SOURCE EXCERPT
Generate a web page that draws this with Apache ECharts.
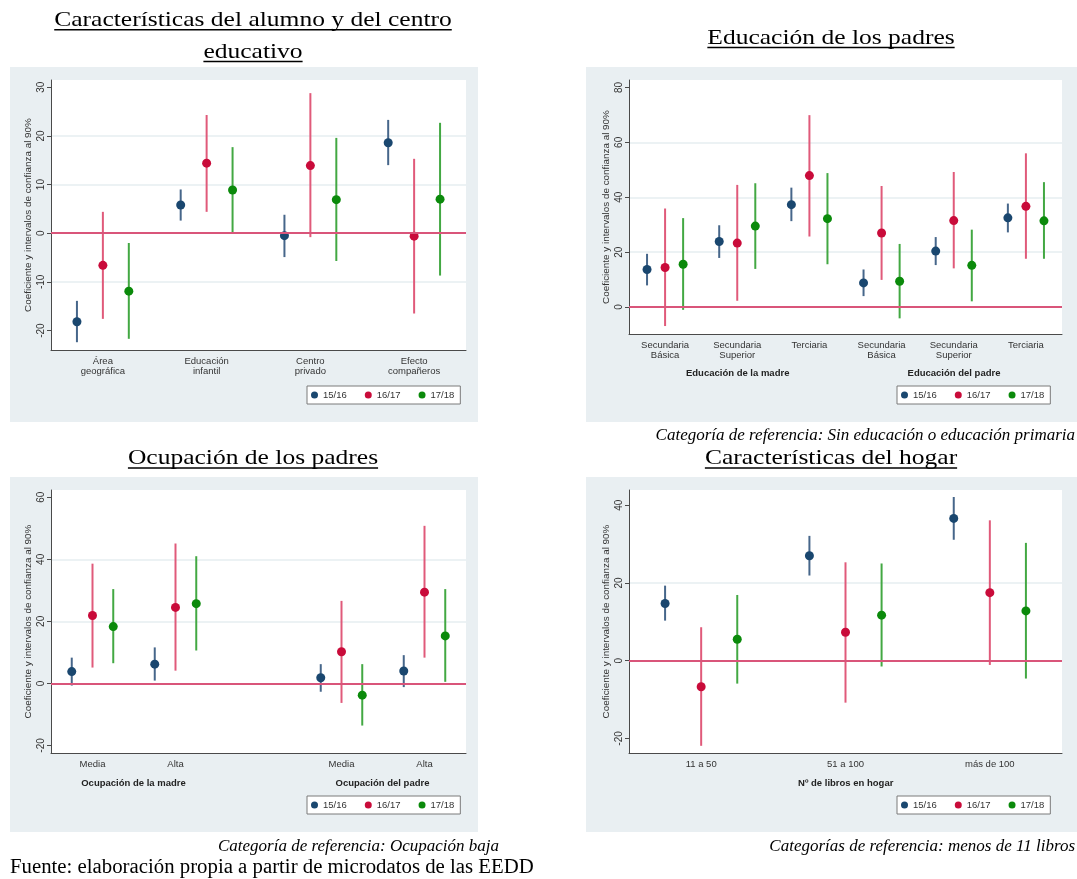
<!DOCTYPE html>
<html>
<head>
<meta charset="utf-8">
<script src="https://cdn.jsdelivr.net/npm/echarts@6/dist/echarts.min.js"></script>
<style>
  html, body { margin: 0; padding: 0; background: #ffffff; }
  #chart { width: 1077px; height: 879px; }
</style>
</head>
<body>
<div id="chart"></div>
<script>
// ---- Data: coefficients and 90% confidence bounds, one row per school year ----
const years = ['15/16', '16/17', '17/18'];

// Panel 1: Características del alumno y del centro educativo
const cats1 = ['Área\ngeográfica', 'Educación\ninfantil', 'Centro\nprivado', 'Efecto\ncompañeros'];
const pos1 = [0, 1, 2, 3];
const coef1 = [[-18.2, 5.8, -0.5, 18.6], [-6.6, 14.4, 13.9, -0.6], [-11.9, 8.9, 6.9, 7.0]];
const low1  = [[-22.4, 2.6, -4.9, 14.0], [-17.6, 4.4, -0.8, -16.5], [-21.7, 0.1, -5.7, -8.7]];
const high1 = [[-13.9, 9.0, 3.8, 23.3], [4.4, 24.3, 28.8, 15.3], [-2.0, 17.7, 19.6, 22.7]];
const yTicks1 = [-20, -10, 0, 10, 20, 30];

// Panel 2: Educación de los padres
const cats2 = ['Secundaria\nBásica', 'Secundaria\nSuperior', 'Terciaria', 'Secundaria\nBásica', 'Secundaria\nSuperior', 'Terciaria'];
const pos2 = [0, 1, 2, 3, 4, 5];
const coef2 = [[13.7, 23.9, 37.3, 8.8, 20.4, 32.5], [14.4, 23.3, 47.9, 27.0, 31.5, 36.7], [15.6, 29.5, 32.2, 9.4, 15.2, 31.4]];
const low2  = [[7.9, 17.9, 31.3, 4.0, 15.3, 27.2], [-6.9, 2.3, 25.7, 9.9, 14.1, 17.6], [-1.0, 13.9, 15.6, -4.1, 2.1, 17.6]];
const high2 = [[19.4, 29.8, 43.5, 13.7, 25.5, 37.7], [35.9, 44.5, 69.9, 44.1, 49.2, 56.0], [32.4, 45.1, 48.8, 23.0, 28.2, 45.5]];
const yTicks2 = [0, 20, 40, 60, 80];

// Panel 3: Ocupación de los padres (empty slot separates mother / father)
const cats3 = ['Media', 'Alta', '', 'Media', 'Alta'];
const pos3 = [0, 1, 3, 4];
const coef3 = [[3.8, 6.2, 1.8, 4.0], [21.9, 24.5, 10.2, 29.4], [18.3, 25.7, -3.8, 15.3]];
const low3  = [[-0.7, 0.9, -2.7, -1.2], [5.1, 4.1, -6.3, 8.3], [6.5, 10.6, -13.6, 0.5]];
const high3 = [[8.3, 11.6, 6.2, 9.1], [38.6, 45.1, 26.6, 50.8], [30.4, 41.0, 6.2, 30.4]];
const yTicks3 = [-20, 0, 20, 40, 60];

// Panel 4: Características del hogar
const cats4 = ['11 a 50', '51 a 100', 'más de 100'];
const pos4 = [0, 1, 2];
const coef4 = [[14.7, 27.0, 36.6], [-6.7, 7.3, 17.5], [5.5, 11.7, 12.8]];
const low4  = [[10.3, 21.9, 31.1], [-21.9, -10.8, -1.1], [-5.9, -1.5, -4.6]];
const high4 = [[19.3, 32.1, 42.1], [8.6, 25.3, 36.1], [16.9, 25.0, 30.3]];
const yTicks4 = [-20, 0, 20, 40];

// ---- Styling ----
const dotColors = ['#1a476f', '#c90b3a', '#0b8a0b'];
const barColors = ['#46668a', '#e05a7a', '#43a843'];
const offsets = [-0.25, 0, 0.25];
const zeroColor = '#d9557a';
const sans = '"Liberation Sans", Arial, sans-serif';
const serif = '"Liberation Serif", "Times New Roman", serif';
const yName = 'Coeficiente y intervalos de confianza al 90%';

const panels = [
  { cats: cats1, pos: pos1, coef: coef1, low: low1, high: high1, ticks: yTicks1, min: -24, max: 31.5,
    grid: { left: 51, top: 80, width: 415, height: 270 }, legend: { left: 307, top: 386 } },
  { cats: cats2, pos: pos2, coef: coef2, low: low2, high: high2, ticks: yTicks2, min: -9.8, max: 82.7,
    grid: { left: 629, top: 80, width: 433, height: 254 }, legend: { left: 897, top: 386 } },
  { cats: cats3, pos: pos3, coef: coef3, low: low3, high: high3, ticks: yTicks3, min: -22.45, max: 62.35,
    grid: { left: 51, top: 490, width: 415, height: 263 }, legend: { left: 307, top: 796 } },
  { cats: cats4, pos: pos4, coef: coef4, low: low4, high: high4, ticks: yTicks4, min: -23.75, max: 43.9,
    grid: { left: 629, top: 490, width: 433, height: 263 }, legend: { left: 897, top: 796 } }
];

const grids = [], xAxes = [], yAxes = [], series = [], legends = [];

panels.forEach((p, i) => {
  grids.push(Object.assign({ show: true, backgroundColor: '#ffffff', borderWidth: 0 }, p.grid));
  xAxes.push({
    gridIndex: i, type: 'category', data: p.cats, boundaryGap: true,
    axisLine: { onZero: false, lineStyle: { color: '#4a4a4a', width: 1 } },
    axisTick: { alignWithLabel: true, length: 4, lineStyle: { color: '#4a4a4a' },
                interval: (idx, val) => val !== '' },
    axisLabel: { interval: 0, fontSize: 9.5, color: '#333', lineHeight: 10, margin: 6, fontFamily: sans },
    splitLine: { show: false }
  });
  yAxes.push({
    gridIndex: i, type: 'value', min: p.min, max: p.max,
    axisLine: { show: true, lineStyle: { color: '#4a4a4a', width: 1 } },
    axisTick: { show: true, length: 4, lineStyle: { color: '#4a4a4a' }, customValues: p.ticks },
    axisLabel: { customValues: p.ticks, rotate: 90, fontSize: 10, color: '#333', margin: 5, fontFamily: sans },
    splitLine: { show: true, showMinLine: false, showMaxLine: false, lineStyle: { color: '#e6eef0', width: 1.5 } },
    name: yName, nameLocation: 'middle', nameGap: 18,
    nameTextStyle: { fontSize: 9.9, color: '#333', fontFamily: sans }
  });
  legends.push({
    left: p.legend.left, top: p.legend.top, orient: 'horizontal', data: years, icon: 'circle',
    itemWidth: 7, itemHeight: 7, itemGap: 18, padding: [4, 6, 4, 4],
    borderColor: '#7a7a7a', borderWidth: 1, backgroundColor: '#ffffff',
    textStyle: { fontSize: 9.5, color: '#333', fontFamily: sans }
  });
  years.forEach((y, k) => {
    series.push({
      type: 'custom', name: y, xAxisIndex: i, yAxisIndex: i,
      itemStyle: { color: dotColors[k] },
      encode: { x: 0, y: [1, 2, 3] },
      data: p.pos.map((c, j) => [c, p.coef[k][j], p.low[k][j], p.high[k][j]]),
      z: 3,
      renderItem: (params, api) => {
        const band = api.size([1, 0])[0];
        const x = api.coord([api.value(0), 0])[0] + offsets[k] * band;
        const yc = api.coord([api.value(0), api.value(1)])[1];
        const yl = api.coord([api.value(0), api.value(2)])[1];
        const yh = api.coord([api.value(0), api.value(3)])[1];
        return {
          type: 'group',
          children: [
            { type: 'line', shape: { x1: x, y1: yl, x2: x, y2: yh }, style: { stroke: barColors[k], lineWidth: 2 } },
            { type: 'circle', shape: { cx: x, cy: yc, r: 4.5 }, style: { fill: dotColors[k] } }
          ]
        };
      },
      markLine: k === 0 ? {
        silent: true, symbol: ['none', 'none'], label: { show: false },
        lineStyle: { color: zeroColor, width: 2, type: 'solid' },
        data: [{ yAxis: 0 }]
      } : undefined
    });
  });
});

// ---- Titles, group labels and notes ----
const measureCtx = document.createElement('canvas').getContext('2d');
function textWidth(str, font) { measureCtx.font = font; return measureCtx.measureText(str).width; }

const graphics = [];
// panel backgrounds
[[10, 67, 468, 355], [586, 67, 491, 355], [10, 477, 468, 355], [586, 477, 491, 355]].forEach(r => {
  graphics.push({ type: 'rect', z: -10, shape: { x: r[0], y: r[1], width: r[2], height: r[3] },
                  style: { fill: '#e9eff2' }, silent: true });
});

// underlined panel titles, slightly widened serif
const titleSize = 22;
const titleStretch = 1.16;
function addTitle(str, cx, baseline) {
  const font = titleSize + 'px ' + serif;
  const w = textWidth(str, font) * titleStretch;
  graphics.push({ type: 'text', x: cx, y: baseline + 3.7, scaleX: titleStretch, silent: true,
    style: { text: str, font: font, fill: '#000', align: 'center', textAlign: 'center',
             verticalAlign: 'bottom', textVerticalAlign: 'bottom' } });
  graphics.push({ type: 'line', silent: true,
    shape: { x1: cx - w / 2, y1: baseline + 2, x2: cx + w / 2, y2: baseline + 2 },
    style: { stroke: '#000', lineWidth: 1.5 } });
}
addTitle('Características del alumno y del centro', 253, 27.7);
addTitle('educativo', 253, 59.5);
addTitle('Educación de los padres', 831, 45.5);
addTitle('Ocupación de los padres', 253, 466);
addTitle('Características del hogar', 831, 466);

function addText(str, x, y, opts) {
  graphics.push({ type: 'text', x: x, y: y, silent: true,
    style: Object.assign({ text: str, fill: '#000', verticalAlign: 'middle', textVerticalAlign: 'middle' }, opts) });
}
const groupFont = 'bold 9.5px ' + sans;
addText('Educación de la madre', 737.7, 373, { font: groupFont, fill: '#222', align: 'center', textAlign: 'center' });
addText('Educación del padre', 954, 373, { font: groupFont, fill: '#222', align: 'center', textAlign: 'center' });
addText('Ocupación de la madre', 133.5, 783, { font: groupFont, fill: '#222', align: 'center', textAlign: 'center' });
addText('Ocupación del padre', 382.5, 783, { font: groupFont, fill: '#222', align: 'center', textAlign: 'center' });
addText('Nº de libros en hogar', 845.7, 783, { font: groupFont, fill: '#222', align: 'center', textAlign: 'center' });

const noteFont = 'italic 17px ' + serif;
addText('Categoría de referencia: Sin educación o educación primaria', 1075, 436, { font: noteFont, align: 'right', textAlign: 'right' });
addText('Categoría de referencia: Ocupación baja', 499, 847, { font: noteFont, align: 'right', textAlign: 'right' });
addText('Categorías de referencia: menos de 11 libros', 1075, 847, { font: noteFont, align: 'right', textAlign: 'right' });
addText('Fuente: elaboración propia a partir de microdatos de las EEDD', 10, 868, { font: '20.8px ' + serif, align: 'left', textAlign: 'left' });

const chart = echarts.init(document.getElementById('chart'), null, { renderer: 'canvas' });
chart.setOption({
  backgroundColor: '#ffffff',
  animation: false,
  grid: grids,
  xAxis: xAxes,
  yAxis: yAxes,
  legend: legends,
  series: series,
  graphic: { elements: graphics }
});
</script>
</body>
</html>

WORK TO COMPLETE
Please quote the lines of the material, beginning with the first and ending with the one that contains "const yTicks2 = [0, 20, 40, 60, 80];", exactly as written and without any pictures.

WRITTEN ANSWER
Generate a web page that draws this with Apache ECharts.
<!DOCTYPE html>
<html>
<head>
<meta charset="utf-8">
<script src="https://cdn.jsdelivr.net/npm/echarts@6/dist/echarts.min.js"></script>
<style>
  html, body { margin: 0; padding: 0; background: #ffffff; }
  #chart { width: 1077px; height: 879px; }
</style>
</head>
<body>
<div id="chart"></div>
<script>
// ---- Data: coefficients and 90% confidence bounds, one row per school year ----
const years = ['15/16', '16/17', '17/18'];

// Panel 1: Características del alumno y del centro educativo
const cats1 = ['Área\ngeográfica', 'Educación\ninfantil', 'Centro\nprivado', 'Efecto\ncompañeros'];
const pos1 = [0, 1, 2, 3];
const coef1 = [[-18.2, 5.8, -0.5, 18.6], [-6.6, 14.4, 13.9, -0.6], [-11.9, 8.9, 6.9, 7.0]];
const low1  = [[-22.4, 2.6, -4.9, 14.0], [-17.6, 4.4, -0.8, -16.5], [-21.7, 0.1, -5.7, -8.7]];
const high1 = [[-13.9, 9.0, 3.8, 23.3], [4.4, 24.3, 28.8, 15.3], [-2.0, 17.7, 19.6, 22.7]];
const yTicks1 = [-20, -10, 0, 10, 20, 30];

// Panel 2: Educación de los padres
const cats2 = ['Secundaria\nBásica', 'Secundaria\nSuperior', 'Terciaria', 'Secundaria\nBásica', 'Secundaria\nSuperior', 'Terciaria'];
const pos2 = [0, 1, 2, 3, 4, 5];
const coef2 = [[13.7, 23.9, 37.3, 8.8, 20.4, 32.5], [14.4, 23.3, 47.9, 27.0, 31.5, 36.7], [15.6, 29.5, 32.2, 9.4, 15.2, 31.4]];
const low2  = [[7.9, 17.9, 31.3, 4.0, 15.3, 27.2], [-6.9, 2.3, 25.7, 9.9, 14.1, 17.6], [-1.0, 13.9, 15.6, -4.1, 2.1, 17.6]];
const high2 = [[19.4, 29.8, 43.5, 13.7, 25.5, 37.7], [35.9, 44.5, 69.9, 44.1, 49.2, 56.0], [32.4, 45.1, 48.8, 23.0, 28.2, 45.5]];
const yTicks2 = [0, 20, 40, 60, 80];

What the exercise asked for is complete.